Aidan Browne, Boston's "Go-To Guy" for Irish hurling games at Fenway Park, was chairman of last year's Boston Irish Honors luncheon.
BY TYLER MCMANUS
SPECIAL TO THE BIR
Aidan Browne, a partner at the Sullivan & Worcester law firm, is a “go-to” person with vast experience representing US and Irish companies. So when he received a call in 2015 from Fionnuala Quinlan, the Consul General of Ireland in Boston, it was not an unusual event.
“Aidan, I have some people from Dublin in town,” she said. “It’s the founder and CEO of the Gaelic Players Association (GPA) and one of his colleagues. Would you mind meeting them?”
Browne had never heard of the GPA and he was hesitant at first. A Dublin native, he is a devoted fan of the annual All-Ireland Gaelic football and hurling (the women’s version is called camogie) championships. But his only playing experience was in a youth parish league for St. John Bosco School.
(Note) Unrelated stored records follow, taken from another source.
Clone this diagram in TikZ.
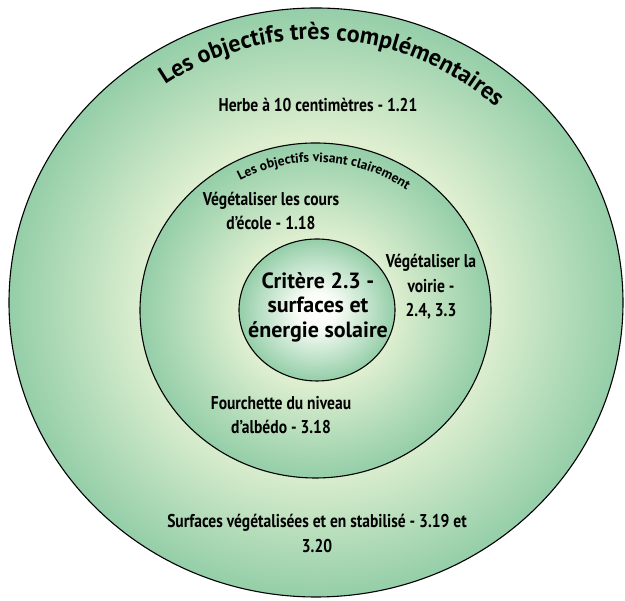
\documentclass[tikz,border=0pt]{standalone}
\usepackage{fontspec}
\setmainfont{PT Sans}
\newfontfamily\condfont[FakeStretch=0.84]{PT Sans}
\usetikzlibrary{decorations.text}
\definecolor{dgreen}{RGB}{148,206,168}
\definecolor{pale}{RGB}{222,239,208}
\definecolor{paler}{RGB}{250,253,247}
\pgfdeclareradialshading{outerring}{\pgfpoint{0bp}{0bp}}{color(0bp)=(pale); color(14bp)=(pale); color(25bp)=(dgreen); color(50bp)=(dgreen)}
\pgfdeclareradialshading{midring}{\pgfpoint{0bp}{0bp}}{color(0bp)=(pale); color(11bp)=(pale); color(25bp)=(dgreen); color(50bp)=(dgreen)}
\pgfdeclareradialshading{innerdisc}{\pgfpoint{0bp}{0bp}}{color(0bp)=(white); color(6bp)=(paler); color(25bp)=(dgreen); color(50bp)=(dgreen)}
\tikzset{
  ring/.style={draw=black, line width=1.1pt},
  lbl/.style={align=center, inner sep=0pt, font=\condfont\bfseries\fontsize{18.5}{24.5}\selectfont},
  core/.style={align=center, inner sep=0pt, font=\bfseries\fontsize{22}{24.5}\selectfont},
}
\begin{document}
\begin{tikzpicture}[x=1pt,y=1pt]
\useasboundingbox (0,0) rectangle (625,601);
% discs
\coordinate (co) at (316,298.5);
\coordinate (cm) at (315.5,290.5);
\coordinate (ci) at (317,291);
\shade[shading=outerring, ring] (co) ellipse [x radius=307, y radius=294.5];
\shade[shading=midring, ring] (cm) ellipse [x radius=175.5, y radius=167.5];
\shade[shading=innerdisc, ring] (ci) ellipse [x radius=78, y radius=71];
% curved headings
\path[decorate, decoration={text along path, text align=center,
  text={|\bfseries\fontsize{24}{24}\selectfont|Les objectifs très complémentaires}}]
  (co) ++(152:268 and 263) arc[start angle=152, end angle=20, x radius=268, y radius=263];
\path[decorate, decoration={text along path, text align=center,
  text={|\bfseries\fontsize{13.5}{13.5}\selectfont|Les objectifs visant clairement}}]
  (cm) ++(140:156 and 148.5) arc[start angle=140, end angle=33, x radius=156, y radius=148.5];
% labels
\node[lbl] (herbe) at (318,496) {Herbe à 10 centimètres - 1.21};
\node[lbl] (surf) at (317,67.5) {Surfaces végétalisées et en stabilisé - 3.19 et\\3.20};
\node[lbl] (cours) at (271,390) {Végétaliser les cours\\d’école - 1.18};
\node[lbl] (voirie) at (431,314) {Végétaliser la\\voirie -\\2.4, 3.3};
\node[lbl] (albedo) at (281,186) {Fourchette du niveau\\d’albédo - 3.18};
\node[core] (crit) at (318,294) {Critère 2.3 -\\surfaces et\\énergie solaire};
\end{tikzpicture}
\end{document}
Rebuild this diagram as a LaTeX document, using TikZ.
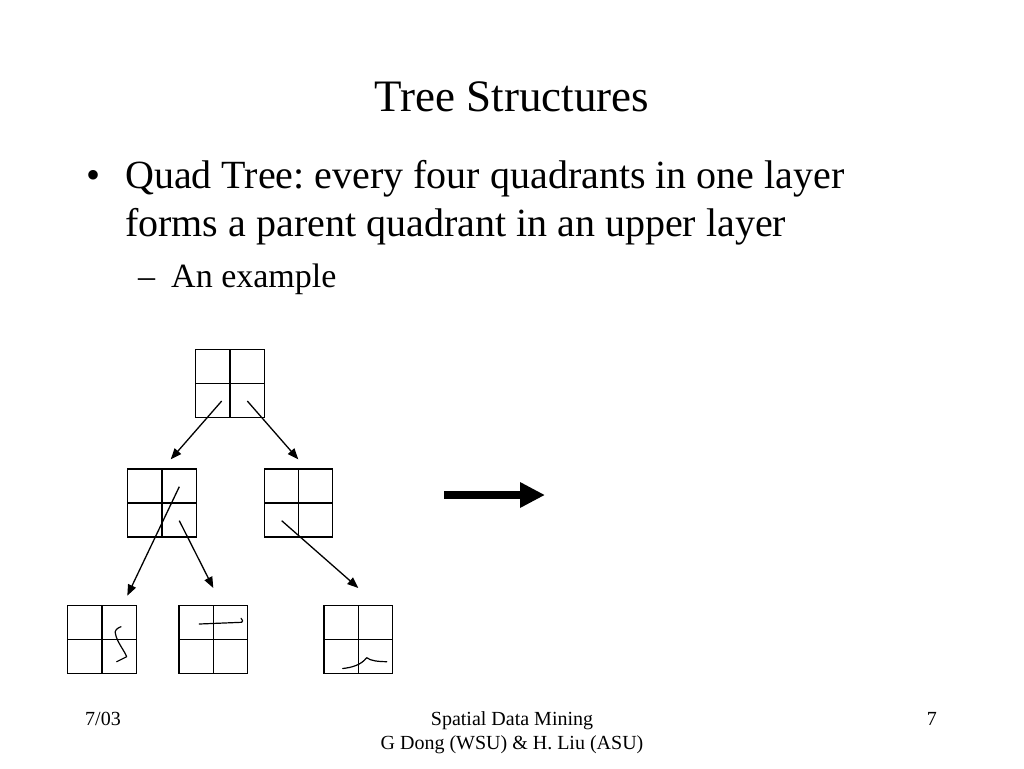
\documentclass[tikz,border=0pt]{standalone}
\usepackage{fontspec}
\setmainfont{Liberation Serif}
\usetikzlibrary{arrows.meta,calc}
\frenchspacing
\tikzset{
  quad/.style={draw, line width=1.2pt, minimum width=68.5pt, minimum height=68pt, inner sep=0pt,
    path picture={\draw[line width=1.2pt] (path picture bounding box.north) -- (path picture bounding box.south);
                  \draw[line width=1.2pt] (path picture bounding box.west) -- (path picture bounding box.east);}},
  link/.style={line width=1.3pt, -{Triangle[length=11pt,width=8.5pt]}},
  bigarrow/.style={line width=8.6pt, -{Triangle[length=25pt,width=24pt]}},
  squig/.style={line width=1.2pt, line cap=round, line join=round},
  title/.style={font=\fontsize{45}{54}\selectfont, inner sep=0pt},
  body/.style={font=\fontsize{40}{48}\selectfont, inner sep=0pt},
  sub/.style={font=\fontsize{34}{40}\selectfont, inner sep=0pt},
  foot/.style={font=\fontsize{20}{24}\selectfont, inner sep=0pt}
}
\begin{document}
\begin{tikzpicture}[x=1pt,y=-1pt]
\useasboundingbox (0,0) rectangle (1024,768);
\fill[white] (0,0) rectangle (1024,768);

% texts
\node[title, anchor=base] (ttl) at (512,111) {Tree Structures};
\node[body, anchor=base west] (b1) at (86,188) {\textbullet};
\node[body, anchor=base west] (l1) at (125,188) {Quad Tree: every four quadrants in one layer};
\node[body, anchor=base west] (l2) at (125,236) {forms a parent quadrant in an upper layer};
\node[sub, anchor=base west] (d1) at (138,287) {\textendash};
\node[sub, anchor=base west] (l3) at (171,287) {An example};

% quad boxes
\node[quad] (t)  at (230,383.5) {};
\node[quad] (ml) at (162,503) {};
\node[quad] (mr) at (298.5,503) {};
\node[quad] (b1q) at (102,639.3) {};
\node[quad] (b2q) at (213.2,639.3) {};
\node[quad] (b3q) at (358.2,639.3) {};

% connector ends
\coordinate (s1) at ($(t.center)+(-8.3,17.5)$);
\coordinate (e1) at ($(ml.north)+(8.7,-9)$);
\coordinate (s2) at ($(t.center)+(17.3,17.5)$);
\coordinate (e2) at ($(mr.north)+(-0.2,-9)$);
\coordinate (s3) at ($(ml.center)+(17.3,-16.3)$);
\coordinate (e3) at ($(b1q.north)+(25.3,-9)$);
\coordinate (s4) at ($(ml.center)+(17.3,17.7)$);
\coordinate (e4) at ($(b2q.north)+(0.1,-16.7)$);
\coordinate (s5) at ($(mr.center)+(-16.8,17.7)$);
\coordinate (e5) at ($(b3q.north)+(0.1,-16.7)$);

\draw[link] (s1) -- (e1);
\draw[link] (s2) -- (e2);
\draw[link] (s3) -- (e3);
\draw[link] (s4) -- (e4);
\draw[link] (s5) -- (e5);

% squiggles
\draw[squig] (121,626.7) .. controls (117,628) and (114,631) .. (115.5,634)
   .. controls (117,642) and (124,650) .. (126.7,656.7) -- (116.7,661.7);
\draw[squig] (199.3,624) -- (241.7,622.3) .. controls (243,621) .. (241,618.3);
\draw[squig] (342.7,668.5) .. controls (352,667.5) and (361,665) .. (366.7,657.7)
   .. controls (371,661) and (378,661.5) .. (386.7,661.7);

% big arrow
\coordinate (ba) at (444,495);
\coordinate (bb) at (545,495);
\draw[bigarrow] (ba) -- (bb);

% footer
\node[foot, anchor=base west] (f1) at (85,725) {7/03};
\node[foot, anchor=base] (f2) at (512,725) {Spatial Data Mining};
\node[foot, anchor=base] (f3) at (512,749) {G Dong (WSU) \& H. Liu (ASU)};
\node[foot, anchor=base east] (f4) at (937,725) {7};
\end{tikzpicture}
\end{document}
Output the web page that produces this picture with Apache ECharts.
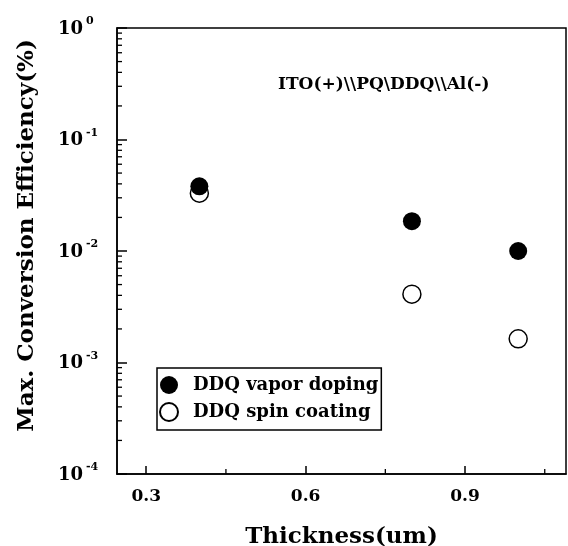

However, after the consul general mentioned that the CEO of the GPA was Dessie Farrell, the captain of the 1995 All-Ireland Champion Dublin Gaelic football team, Browne agreed to meet with him and his colleague.
“I sat with down with Dessie, and as he explained to me what he was doing, what his philosophy and ambitions were for the GPA, in 10 minutes I got it, and I was hook, line, and sinker,” Browne told the BIR. “What I saw in Dessie was amazing passion, incredible knowledge, tremendous empathy for the players and the players’ situation, which gave rise to the establishment of the GPA because the GAA, the overarching body, was not focused on the needs of the players.”
The GPA was looking to bring a new format of hurling called Super 11s to the US. Dessie had met up with former Dartmouth College and NBA basketball player Walter Palmer, who had finished his playing career in Europe. While over there, Palmer established the Basketball Players Association of Europe for professional players.
“Walter’s whole focus has always been around the players in all sports,” Browne said. “He went on to become president of the World Association of Player Associations, so he’s got an amazing amount of experience, knowledge, and understanding of what the needs of the players are.”
Palmer agreed to become a consultant to the GPA. Not long afterward, he suggested staging the Super 11s at Fenway Park and his connection with Red Sox president Sam Kennedy (both Kennedy’s and Palmer’s fathers were ministers at churches in Back Bay) led to the 2015 AIG Fenway Hurling Classic match between Dublin and Galway, which was a huge success, posting the highest TV ratings for a sport other than baseball at Fenway Park. Fenway and AIG’s eagerness to see hurling return to Boston led to plans for the recently held 2017 AIG Fenway Hurling Classic on Nov. 19, under a similar Super 11s format.
The scoring in the three matches was supplied by goals worth either three points or five points, depending on from where they were scored. Galway, the defending All-Ireland champions, defeated Dublin, 55-39, in the first semi-final, then Clare topped Tipperary, 50-45, in the second semi-final. Clare went on to stun Galway, 50-33, in the final to win the inaugural Players Champions Cup.
“I think what you experienced is just how palpable the competition is between counties,” Browne said. “If they were playing that match on the moon, they’d still be ferociously pursuing the win and the success. And you saw it in every aspect of the game... [Clare] practiced the format for over six months. They really applied themselves to understanding this new format...So I think the teams took each of these games extremely seriously, and they wanted the pride of winning overseas, the pride of winning in Boston, the pride of winning the inaugural Players Champions Cup.”
Aside from competing for the cup and bragging rights, the GPA had long hoped to increase the appreciation of hurling and heighten the status of its players. The two Fenway events have done just that.
“They’ve already got high status in Ireland, but to be viewed and understood in these different markets is very, very valuable,” Browne said. “The GPA is about supporting these players. Its role is not to get into the business of making money out of these games for the sake of making money. It’s about raising the profile. When revenue accrues from these events, that goes to the players.”
Established in 2016, the Boston Friends of the GPA engages in support activities for the GPA and aims to increase the profile of Gaelic games in the US, with its feature event being its annual dinner. Last year’s dinner— the inaugural one in Boston— drew more than 400 guests and was a huge success. The 2018 dinner will be held on Fri., April 8, at the Intercontinental Hotel in Boston.
Browne hopes to see the Hurling Classic expand to cities like New York and Chicago, which, like Boston, have large Irish and Irish American populations that would be represented by the participating counties. “If you did the same series of three games, you could have Mayo, Kerry, Dublin, and maybe Donegal,” he said. “Each of those counties are very, very significantly represented here in the expat community and also in the Irish American community. I think it would have great appeal…What’s complicated about putting these on is the very limited window of opportunity we have because of the season that the players have. There’s a total of about three weeks in November that you’ve got to get this tournament in…It’s always a challenge to figure out availability and who can actually come.”